A dark pool is a private venue facilitating the exchange of financial instruments. It differs from a public exchange in that there is no visible order book, and trades are not publicly visible (or only become visible once they already have been executed).
Liquidity on dark pool markets is called dark pool liquidity. A majority of dark pool trading is done in block trades. A block trade is a transaction of a large quantity of an asset at a predetermined price.
Dark pools first emerged in the 1980s and have mostly been used by institutional investors who trade large numbers of securities.
Using dark pools allows institutions to place orders and make trades without publicly revealing their intentions first. This is a useful trait, as their intentions to buy or sell large amounts of an asset could have a detrimental effect on their trade before they have a chance to execute it.
Dark pools have grown to be a sizable part of the global equity markets, and this article will examine their potential impact on the cryptocurrency space.
Similar to dark pools in the traditional equity markets, dark pools for trading cryptocurrencies are available in some trading platforms.
Compared to regular dark pools, decentralized dark pools can have the advantage of more secure digital verification methods. Decentralized dark pool protocols could maintain a fair market price for all participants without the possibility of price manipulation.
In trades involving multiple blockchains, cross-chain atomic swaps could be used to facilitate the trades without the need for an intermediary.
Decentralized dark pools could also employ other novel cryptographic technologies such as zero-knowledge proofs to verify the integrity of dark pool transactions.
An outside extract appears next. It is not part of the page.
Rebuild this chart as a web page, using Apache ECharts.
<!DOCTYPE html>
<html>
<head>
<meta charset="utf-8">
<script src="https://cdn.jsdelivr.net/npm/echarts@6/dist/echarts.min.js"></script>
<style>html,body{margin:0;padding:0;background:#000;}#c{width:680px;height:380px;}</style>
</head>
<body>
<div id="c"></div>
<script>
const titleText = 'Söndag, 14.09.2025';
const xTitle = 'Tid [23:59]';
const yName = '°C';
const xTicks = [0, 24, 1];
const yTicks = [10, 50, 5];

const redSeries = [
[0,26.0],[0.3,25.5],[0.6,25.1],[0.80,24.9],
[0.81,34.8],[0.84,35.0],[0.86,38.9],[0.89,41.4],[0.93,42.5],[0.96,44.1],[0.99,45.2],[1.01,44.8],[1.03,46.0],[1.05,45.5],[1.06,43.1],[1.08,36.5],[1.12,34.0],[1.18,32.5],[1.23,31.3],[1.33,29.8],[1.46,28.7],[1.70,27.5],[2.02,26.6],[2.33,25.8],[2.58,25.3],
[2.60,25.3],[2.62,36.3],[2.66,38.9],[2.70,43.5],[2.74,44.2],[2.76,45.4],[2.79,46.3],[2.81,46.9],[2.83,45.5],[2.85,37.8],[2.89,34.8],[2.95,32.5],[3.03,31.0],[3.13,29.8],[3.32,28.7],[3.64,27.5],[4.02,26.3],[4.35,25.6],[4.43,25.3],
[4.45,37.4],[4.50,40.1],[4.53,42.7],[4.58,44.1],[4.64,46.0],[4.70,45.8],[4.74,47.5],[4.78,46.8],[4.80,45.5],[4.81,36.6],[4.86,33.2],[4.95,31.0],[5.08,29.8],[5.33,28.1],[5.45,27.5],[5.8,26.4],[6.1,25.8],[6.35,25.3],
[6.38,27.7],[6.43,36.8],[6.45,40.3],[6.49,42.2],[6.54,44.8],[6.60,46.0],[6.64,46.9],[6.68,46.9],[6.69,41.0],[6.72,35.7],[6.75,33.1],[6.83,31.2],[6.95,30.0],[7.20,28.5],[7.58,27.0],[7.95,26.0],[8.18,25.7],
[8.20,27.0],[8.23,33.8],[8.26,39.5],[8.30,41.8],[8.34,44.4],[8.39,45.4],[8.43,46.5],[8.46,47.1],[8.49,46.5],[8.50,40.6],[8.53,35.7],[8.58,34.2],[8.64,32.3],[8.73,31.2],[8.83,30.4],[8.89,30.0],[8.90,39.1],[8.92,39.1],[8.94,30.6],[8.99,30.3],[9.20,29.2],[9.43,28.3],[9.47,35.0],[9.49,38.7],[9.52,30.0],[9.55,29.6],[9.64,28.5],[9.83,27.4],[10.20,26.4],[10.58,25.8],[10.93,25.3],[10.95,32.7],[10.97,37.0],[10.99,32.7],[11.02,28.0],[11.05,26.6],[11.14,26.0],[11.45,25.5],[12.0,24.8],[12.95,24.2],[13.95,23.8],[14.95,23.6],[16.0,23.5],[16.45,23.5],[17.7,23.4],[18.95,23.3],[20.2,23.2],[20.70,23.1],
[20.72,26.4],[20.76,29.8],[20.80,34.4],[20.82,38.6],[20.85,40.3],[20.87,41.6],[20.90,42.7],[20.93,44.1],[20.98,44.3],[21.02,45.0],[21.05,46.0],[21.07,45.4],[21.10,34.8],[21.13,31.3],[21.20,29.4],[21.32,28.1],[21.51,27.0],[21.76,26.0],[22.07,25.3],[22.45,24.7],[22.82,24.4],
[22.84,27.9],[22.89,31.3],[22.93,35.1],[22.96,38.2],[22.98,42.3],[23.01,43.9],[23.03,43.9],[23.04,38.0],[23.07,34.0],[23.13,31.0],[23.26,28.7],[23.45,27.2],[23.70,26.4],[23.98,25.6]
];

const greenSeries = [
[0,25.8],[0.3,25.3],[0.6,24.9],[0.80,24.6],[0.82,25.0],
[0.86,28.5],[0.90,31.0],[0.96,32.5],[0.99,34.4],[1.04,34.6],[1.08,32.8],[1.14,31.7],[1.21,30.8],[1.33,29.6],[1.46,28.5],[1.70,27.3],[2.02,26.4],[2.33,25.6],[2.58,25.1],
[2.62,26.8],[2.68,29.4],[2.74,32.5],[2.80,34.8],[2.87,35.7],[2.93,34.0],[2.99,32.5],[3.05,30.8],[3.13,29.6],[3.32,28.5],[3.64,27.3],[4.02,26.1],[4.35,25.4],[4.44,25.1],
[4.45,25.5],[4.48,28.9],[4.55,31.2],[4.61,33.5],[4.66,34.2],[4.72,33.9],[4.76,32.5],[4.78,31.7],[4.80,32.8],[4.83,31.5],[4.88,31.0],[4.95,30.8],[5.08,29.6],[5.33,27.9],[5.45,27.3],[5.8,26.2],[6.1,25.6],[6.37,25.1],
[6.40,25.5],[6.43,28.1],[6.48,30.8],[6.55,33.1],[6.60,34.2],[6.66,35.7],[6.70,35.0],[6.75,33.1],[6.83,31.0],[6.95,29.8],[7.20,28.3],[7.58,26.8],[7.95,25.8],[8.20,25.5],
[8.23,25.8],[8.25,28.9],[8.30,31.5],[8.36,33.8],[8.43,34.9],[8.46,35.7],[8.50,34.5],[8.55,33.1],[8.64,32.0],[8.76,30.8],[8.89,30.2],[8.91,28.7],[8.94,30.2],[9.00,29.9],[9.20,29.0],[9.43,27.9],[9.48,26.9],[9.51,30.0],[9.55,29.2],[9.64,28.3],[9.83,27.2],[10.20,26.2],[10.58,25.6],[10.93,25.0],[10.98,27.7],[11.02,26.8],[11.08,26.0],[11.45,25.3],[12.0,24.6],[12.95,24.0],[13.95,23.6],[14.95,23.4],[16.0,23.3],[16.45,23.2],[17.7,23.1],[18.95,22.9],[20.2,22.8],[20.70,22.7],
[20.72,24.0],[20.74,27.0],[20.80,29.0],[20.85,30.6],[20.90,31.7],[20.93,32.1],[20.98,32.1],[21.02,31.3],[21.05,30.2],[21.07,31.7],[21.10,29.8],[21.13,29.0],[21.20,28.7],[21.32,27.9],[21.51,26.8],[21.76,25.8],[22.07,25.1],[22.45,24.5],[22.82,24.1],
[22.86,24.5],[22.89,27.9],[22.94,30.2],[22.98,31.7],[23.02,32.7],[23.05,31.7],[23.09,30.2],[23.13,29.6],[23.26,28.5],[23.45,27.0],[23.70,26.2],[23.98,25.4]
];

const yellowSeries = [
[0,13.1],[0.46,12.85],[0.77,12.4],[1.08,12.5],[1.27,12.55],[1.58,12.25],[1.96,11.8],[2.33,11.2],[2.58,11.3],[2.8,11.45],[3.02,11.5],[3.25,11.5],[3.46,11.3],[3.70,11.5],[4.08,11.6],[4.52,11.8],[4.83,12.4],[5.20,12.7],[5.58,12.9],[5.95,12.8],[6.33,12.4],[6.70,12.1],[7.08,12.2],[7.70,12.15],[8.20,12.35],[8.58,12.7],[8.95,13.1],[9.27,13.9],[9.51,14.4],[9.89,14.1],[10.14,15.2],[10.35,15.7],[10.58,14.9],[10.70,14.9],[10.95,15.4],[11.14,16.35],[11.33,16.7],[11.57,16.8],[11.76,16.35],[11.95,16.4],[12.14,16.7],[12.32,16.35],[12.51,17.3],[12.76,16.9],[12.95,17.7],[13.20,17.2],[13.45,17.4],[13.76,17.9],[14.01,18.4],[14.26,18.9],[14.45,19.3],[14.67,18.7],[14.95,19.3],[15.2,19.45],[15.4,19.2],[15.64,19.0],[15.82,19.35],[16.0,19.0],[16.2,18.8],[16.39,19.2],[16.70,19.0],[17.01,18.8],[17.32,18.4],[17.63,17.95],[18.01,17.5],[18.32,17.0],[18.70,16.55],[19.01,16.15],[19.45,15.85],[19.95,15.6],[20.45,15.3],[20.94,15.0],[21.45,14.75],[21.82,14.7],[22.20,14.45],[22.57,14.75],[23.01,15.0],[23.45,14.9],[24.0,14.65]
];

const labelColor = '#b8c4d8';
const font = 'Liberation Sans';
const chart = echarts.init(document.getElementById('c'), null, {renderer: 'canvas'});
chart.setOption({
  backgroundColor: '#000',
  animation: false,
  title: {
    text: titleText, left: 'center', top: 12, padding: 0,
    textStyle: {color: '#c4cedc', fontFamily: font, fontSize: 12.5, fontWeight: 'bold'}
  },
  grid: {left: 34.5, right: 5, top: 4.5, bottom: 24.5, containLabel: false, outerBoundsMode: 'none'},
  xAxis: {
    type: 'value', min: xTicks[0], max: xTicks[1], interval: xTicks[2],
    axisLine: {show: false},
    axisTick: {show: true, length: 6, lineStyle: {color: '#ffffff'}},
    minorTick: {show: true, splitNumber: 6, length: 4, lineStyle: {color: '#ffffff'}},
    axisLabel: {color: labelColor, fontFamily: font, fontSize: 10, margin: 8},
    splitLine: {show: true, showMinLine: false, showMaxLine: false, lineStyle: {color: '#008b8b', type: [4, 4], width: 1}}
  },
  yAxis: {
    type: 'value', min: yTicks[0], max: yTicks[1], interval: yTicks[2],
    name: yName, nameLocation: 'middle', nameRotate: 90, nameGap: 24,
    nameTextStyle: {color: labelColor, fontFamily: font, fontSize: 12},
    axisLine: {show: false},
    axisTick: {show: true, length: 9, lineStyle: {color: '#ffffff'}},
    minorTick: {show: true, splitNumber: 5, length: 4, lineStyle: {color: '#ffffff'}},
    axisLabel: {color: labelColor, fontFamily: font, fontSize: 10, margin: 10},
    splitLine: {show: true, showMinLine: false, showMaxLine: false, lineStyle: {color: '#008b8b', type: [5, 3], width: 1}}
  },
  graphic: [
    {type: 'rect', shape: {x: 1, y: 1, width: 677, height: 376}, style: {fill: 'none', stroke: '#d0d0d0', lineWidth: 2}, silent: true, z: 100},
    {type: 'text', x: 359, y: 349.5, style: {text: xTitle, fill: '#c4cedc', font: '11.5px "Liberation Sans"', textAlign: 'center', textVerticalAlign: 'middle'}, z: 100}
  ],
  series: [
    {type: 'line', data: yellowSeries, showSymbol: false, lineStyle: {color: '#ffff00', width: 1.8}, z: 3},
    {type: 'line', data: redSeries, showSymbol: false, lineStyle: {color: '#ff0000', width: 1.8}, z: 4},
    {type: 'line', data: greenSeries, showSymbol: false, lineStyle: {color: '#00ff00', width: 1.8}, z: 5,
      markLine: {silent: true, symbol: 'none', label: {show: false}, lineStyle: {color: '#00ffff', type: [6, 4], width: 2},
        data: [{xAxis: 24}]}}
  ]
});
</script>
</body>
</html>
Dark pools can also be useful in illiquid cryptocurrency markets, as they allow traders to execute larger trades with no slippage. While a sizable order could have a considerable impact on an illiquid market, the same trade can be executed in a dark pool without slippage.
Due to the lack of institutional traders in the cryptocurrency space, dark pools have had a minor effect on cryptocurrency markets, but that might change in the future.
Due to the complete lack of transparency, dark pools have been a topic of controversy since their existence. Concealing a majority of the trading volume is not a desirable property when it comes to any market.
With the recent developments in cryptographic verification methods, the process of using dark pools could become safer. Open-source protocols can be built in a way that verifiably maintains the same rules for every participant, which reduces the risk of using a dark pool.